Chinese entrepreneurs and international venture capital funds have reorganized their businesses offshore because the local regulations do not recognize different classes of shares and restrict the sale and public trading of equity held by founding stockholders, according to Barbara Mok, a partner with Jones Day in Hong Kong.
Typically, an offshore reorganization involves Chinese entrepreneurs swapping equity between a local business and an offshore holding company, Mok said.
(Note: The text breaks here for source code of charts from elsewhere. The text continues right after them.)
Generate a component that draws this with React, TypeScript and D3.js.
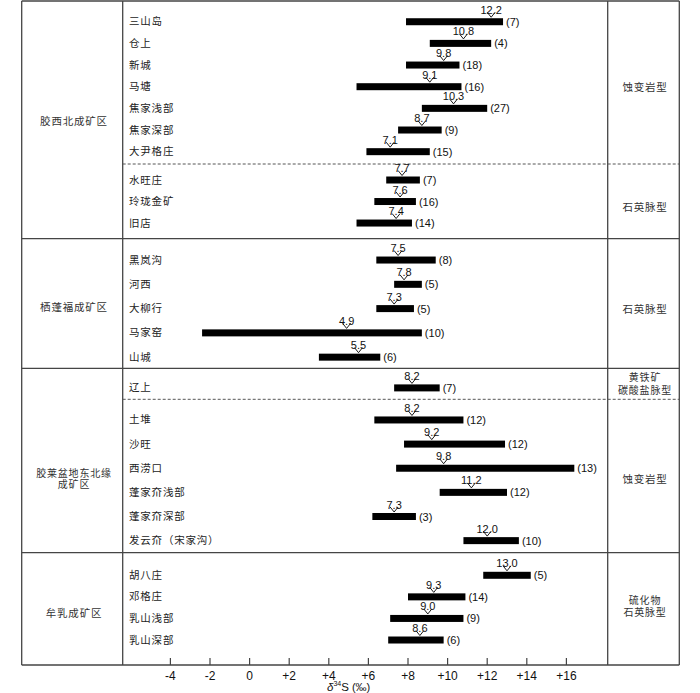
import React from "react";
import * as d3 from "d3";

// ---------- DATA ----------
const groupNames = ["胶西北成矿区", "栖蓬福成矿区", "胶莱盆地东北缘\n成矿区", "牟乳成矿区"];
const typeNames = ["蚀变岩型", "石英脉型", "石英脉型", "黄铁矿\n碳酸盐脉型", "蚀变岩型", "硫化物\n石英脉型"];
const sectionGroup = [0, 0, 1, 2, 2, 3];

const deposits = [
  "三山岛", "仓上", "新城", "马塘", "焦家浅部", "焦家深部", "大尹格庄",
  "水旺庄", "玲珑金矿", "旧店",
  "黑岚沟", "河西", "大柳行", "马家窑", "山城",
  "辽上",
  "土堆", "沙旺", "西涝口", "蓬家夼浅部", "蓬家夼深部", "发云夼（宋家沟）",
  "胡八庄", "邓格庄", "乳山浅部", "乳山深部",
];
const depositSection = [0, 0, 0, 0, 0, 0, 0, 1, 1, 1, 2, 2, 2, 2, 2, 3, 4, 4, 4, 4, 4, 4, 5, 5, 5, 5];
const minValues = [7.9, 9.1, 7.9, 5.4, 8.7, 7.5, 5.9, 6.9, 6.3, 5.4, 6.4, 7.3, 6.4, -2.4, 3.5, 7.3, 6.3, 7.8, 7.4, 9.6, 6.2, 10.8, 11.8, 8.0, 7.1, 7.0];
const maxValues = [12.8, 12.2, 10.6, 10.7, 12.0, 9.7, 9.1, 8.6, 8.4, 8.2, 9.4, 8.7, 8.3, 8.7, 6.6, 9.6, 10.8, 12.9, 16.4, 13.0, 8.4, 13.6, 14.2, 10.9, 10.8, 9.8];
const meanValues = [12.2, 10.8, 9.8, 9.1, 10.3, 8.7, 7.1, 7.7, 7.6, 7.4, 7.5, 7.8, 7.3, 4.9, 5.5, 8.2, 8.2, 9.2, 9.8, 11.2, 7.3, 12.0, 13.0, 9.3, 9.0, 8.6];
const counts = [7, 4, 18, 16, 27, 9, 15, 7, 16, 14, 8, 5, 5, 10, 6, 7, 12, 12, 13, 12, 3, 10, 5, 14, 9, 6];

const xTicks = [-4, -2, 0, 2, 4, 6, 8, 10, 12, 14, 16];
const xTickLabels = ["-4", "-2", "0", "+2", "+4", "+6", "+8", "+10", "+12", "+14", "+16"];

// ---------- LAYOUT ----------
const W = 700, H = 693;
const colX = { left: 21.7, name: 122.7, type: 607.7, right: 679.3 };
const axisY = 665;
const topY = 1;
const sections = [
  { top: 1, bottom: 164, padTop: 9.9, padBottom: 1.5, dashedBottom: true, typeDy: 4 },
  { top: 164, bottom: 238.7, padTop: 5.25, padBottom: 4.9, dashedBottom: false, typeDy: 5 },
  { top: 238.7, bottom: 368.3, padTop: 9.2, padBottom: -1, dashedBottom: false, typeDy: 5 },
  { top: 368.3, bottom: 399.3, padTop: 8.2, padBottom: 0, dashedBottom: true, typeDy: -0.5 },
  { top: 399.3, bottom: 552.7, padTop: 8.6, padBottom: 0, dashedBottom: false, typeDy: 2 },
  { top: 553, bottom: 665, padTop: 11.5, padBottom: 14.2, dashedBottom: false, typeDy: -3.5 },
];
const groupLabelCenter = [
  (s: any[]) => (s[0].top + s[1].bottom) / 2 + 1,
  (s: any[]) => (s[2].top + s[2].bottom) / 2 + 3,
  (s: any[]) => (s[4].top + s[4].bottom) / 2 + 2,
  (s: any[]) => (s[5].top + s[5].bottom) / 2 + 3.5,
];
const BAR_H = 7;
const CJK = "'Noto Sans CJK SC', sans-serif";
const LATIN = "'Liberation Sans', Arial, sans-serif";
const LINE = "#454545";

export default function App() {
  const x = d3.scaleLinear().domain([-4, 16]).range([170.4, 566.4]);

  const yCenter: number[] = new Array(deposits.length);
  sections.forEach((s, si) => {
    const names = deposits.filter((_, i) => depositSection[i] === si);
    const band = d3.scaleBand<string>().domain(names).range([s.top + s.padTop, s.bottom - s.padBottom]);
    deposits.forEach((d, i) => {
      if (depositSection[i] === si) yCenter[i] = (band(d) as number) + band.bandwidth() / 2;
    });
  });

  const groupBoundaries = [topY];
  sections.forEach((s, si) => {
    if (si < sections.length - 1 && sectionGroup[si + 1] !== sectionGroup[si]) groupBoundaries.push(s.bottom);
  });
  groupBoundaries.push(axisY);

  const multiline = (label: string, cx: number, cy: number, lh: number, key: string) => {
    const lines = label.split("\n");
    return (
      <text key={key} x={cx} textAnchor="middle" fontFamily={CJK} fontSize={lines.length > 1 ? 10 : 10.5} letterSpacing={0.8} fill="#333">
        {lines.map((ln, k) => (
          <tspan key={k} x={cx} y={cy + (k - (lines.length - 1) / 2) * lh} dominantBaseline="central">{ln}</tspan>
        ))}
      </text>
    );
  };

  return (
    <svg width={W} height={H} style={{ position: "absolute", left: 0, top: 0, background: "#fff" }}>
      {[colX.left, colX.name, colX.type, colX.right].map((cx, i) => (
        <line key={"v" + i} x1={cx} x2={cx} y1={topY} y2={axisY} stroke={LINE} strokeWidth={1.3} />
      ))}
      {groupBoundaries.map((gy, i) => (
        <line key={"h" + i} x1={colX.left} x2={colX.right} y1={gy} y2={gy} stroke={LINE} strokeWidth={1.3} />
      ))}
      {sections.filter((s) => s.dashedBottom).map((s, i) => (
        <line key={"d" + i} x1={colX.name} x2={colX.right} y1={s.bottom} y2={s.bottom} stroke="#555" strokeWidth={1} strokeDasharray="3,2" />
      ))}

      {groupNames.map((g, i) => multiline(g, 74, groupLabelCenter[i](sections), 11, "g" + i))}

      {typeNames.map((t, i) => {
        const s = sections[i];
        return multiline(t, 645, (s.top + s.bottom) / 2 + s.typeDy, i === 3 ? 13 : 11.5, "t" + i);
      })}

      {deposits.map((d, i) => (
        <text key={"n" + i} x={129} y={yCenter[i] - 1} dominantBaseline="central" fontFamily={CJK} fontSize={10.5} letterSpacing={0.8} fill="#222">
          {d}
        </text>
      ))}

      {deposits.map((d, i) => {
        const yc = yCenter[i];
        const top = yc - BAR_H / 2;
        const mx = x(meanValues[i]);
        return (
          <g key={"b" + i}>
            <rect x={x(minValues[i])} y={top} width={x(maxValues[i]) - x(minValues[i])} height={BAR_H} fill="#000" />
            <path d={`M${mx - 4},${top - 6}L${mx},${top - 1}L${mx + 4},${top - 6}`} fill="none" stroke="#000" strokeWidth={0.9} />
            <text x={mx} y={top - 4.5} textAnchor="middle" fontFamily={LATIN} fontSize={11} fill="#111">
              {meanValues[i].toFixed(1)}
            </text>
            <text x={x(maxValues[i]) + 3} y={yc} dominantBaseline="central" fontFamily={LATIN} fontSize={11} fill="#111">
              ({counts[i]})
            </text>
          </g>
        );
      })}

      {xTicks.map((t, i) => (
        <g key={"x" + i}>
          <line x1={x(t)} x2={x(t)} y1={axisY - 7} y2={axisY} stroke={LINE} strokeWidth={1.2} />
          <text x={x(t)} y={679.5} textAnchor="middle" fontFamily={LATIN} fontSize={12} fill="#111">
            {xTickLabels[i]}
          </text>
        </g>
      ))}
      <text x={327} y={690.5} fontFamily={LATIN} fontSize={11.5} fill="#111">
        <tspan fontStyle="italic">δ</tspan>
        <tspan fontSize={7} dy={-5}>34</tspan>
        <tspan dy={5}>S</tspan>
        <tspan fontSize={11}> (‰)</tspan>
      </text>
    </svg>
  );
}
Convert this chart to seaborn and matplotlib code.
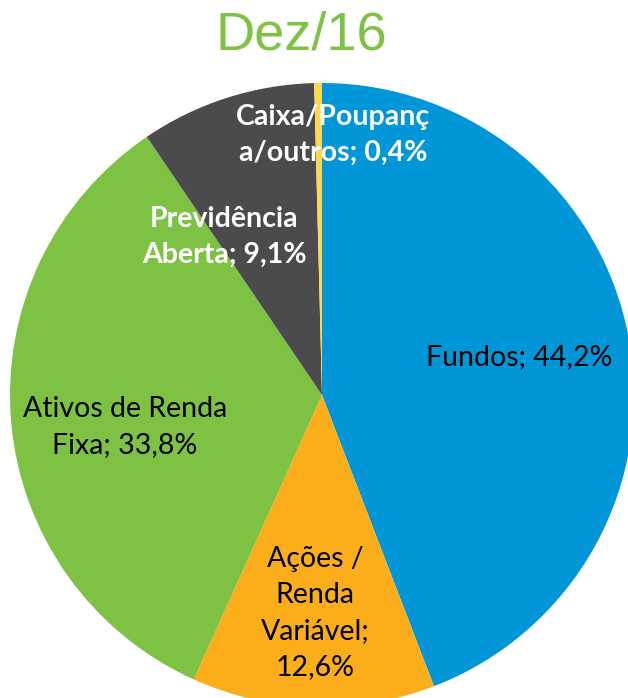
import numpy as np
import matplotlib
matplotlib.use("Agg")
import matplotlib.pyplot as plt
import seaborn as sns

# data
categories = ["Fundos", "Ações /\nRenda\nVariável", "Ativos de Renda\nFixa",
              "Previdência\nAberta", "Caixa/Poupanç\na/outros"]
shares = [44.2, 12.6, 33.8, 9.1, 0.4]
colors = ["#0096D7", "#FBAE19", "#7DC243", "#4B4B4D", "#FFD84E"]
label_colors = ["black", "black", "black", "white", "white"]
label_weights = ["normal", "normal", "normal", "bold", "bold"]

sns.set_theme(style="white")
plt.rcParams["font.family"] = ["Lato", "DejaVu Sans"]

fig = plt.figure(figsize=(6.28, 6.98), dpi=100)
# pie centre at (322, 395) px, radius 312 px
ax = fig.add_axes([10 / 628, (303 - 312) / 698, 624 / 628, 624 / 698])
ax.pie(shares, colors=sns.color_palette(colors), startangle=90,
       counterclock=False, radius=1.0, wedgeprops=dict(linewidth=0))
ax.set_xlim(-1, 1)
ax.set_ylim(-1, 1)
ax.axis("off")

# label placement (polar: angle in degrees, radius fraction)
label_pos = [(10.9, 0.645), (-91.8, 0.70), (189.2, 0.64), (121.8, 0.596), (87.6, 0.835)]
for name, val, (ang, r), c, w in zip(categories, shares, label_pos, label_colors, label_weights):
    sep = ";\n" if name.startswith("Ações") else "; "
    txt = f"{name}{sep}{val:.1f}%".replace(".", ",")
    a = np.deg2rad(ang)
    ax.text(r * np.cos(a), r * np.sin(a), txt, ha="center", va="center",
            fontsize=20.5, color=c, fontweight=w, linespacing=1.48)

fig.text(301 / 628, 1 - 36 / 698, "Dez/16", ha="center", va="center",
         fontsize=39, color="#7DC243", family=["Liberation Sans", "DejaVu Sans"])

fig.savefig("out.png", dpi=100)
That allows them to issue additional shares in offshore jurisdictions to international investors.
Less Flexible
“Chinese joint stock companies have more restrictions and less flexibility compared to companies registered under the British common law system,” Mok said.
Semiconductor Manufacturing International Corp., a Shanghai- based chip producer incorporated in the Cayman Islands, raised $1.8 billion through an initial public offering last year on the Hong Kong stock exchange.
The top five Chinese companies listed on the Nasdaq last year, including Shanda Interactive Entertainment Ltd. — which operates China’s most popular online game Legend of Mir II — raised about $547 million.
Foreign investors must now register and obtain foreign exchange approval before taking equity in a Chinese domestic enterprise prior to an offshore restructuring, according to the regulations.
Supervision
The government is strengthening its supervision of cross- border money flows in order to address fraud and tax evasion, said Xiaohu Ma, a Hong Kong-based partner with U.S. law firm Morrison & Foerster LLP.
“Offshore restructuring has allowed privatized Chinese state-owned enterprises to trade domestic assets inexpensively to offshore companies,” said Ma. “It also permitted Chinese citizens to avoid capital gains taxes by selling shares in the offshore company, rather than domestically.”
The new rules also require Chinese residents who restructure their companies prior to the January 24 notice to register their deals. That may create problems for international venture capital investors now preparing initial public offers or making additional private equity deployments, says David Lin, a lawyer with O’Melveny & Myers LLP in Hong Kong.
“People are nervous,” said Lin. “The law, itself, is retroactive and could reach transactions in the past.”
Companies completing their offshore reorganization prior to January 24 and which are contemplating initial public offerings overseas have increased risk as a result of the new rules, Lin said.
“If any of the Chinese resident shareholders failed to fulfill their SAFE obligations, for example, then there may be serious ramifications,” Lin said. “That includes a prohibition on distribution of profits to overseas foreign shareholders.”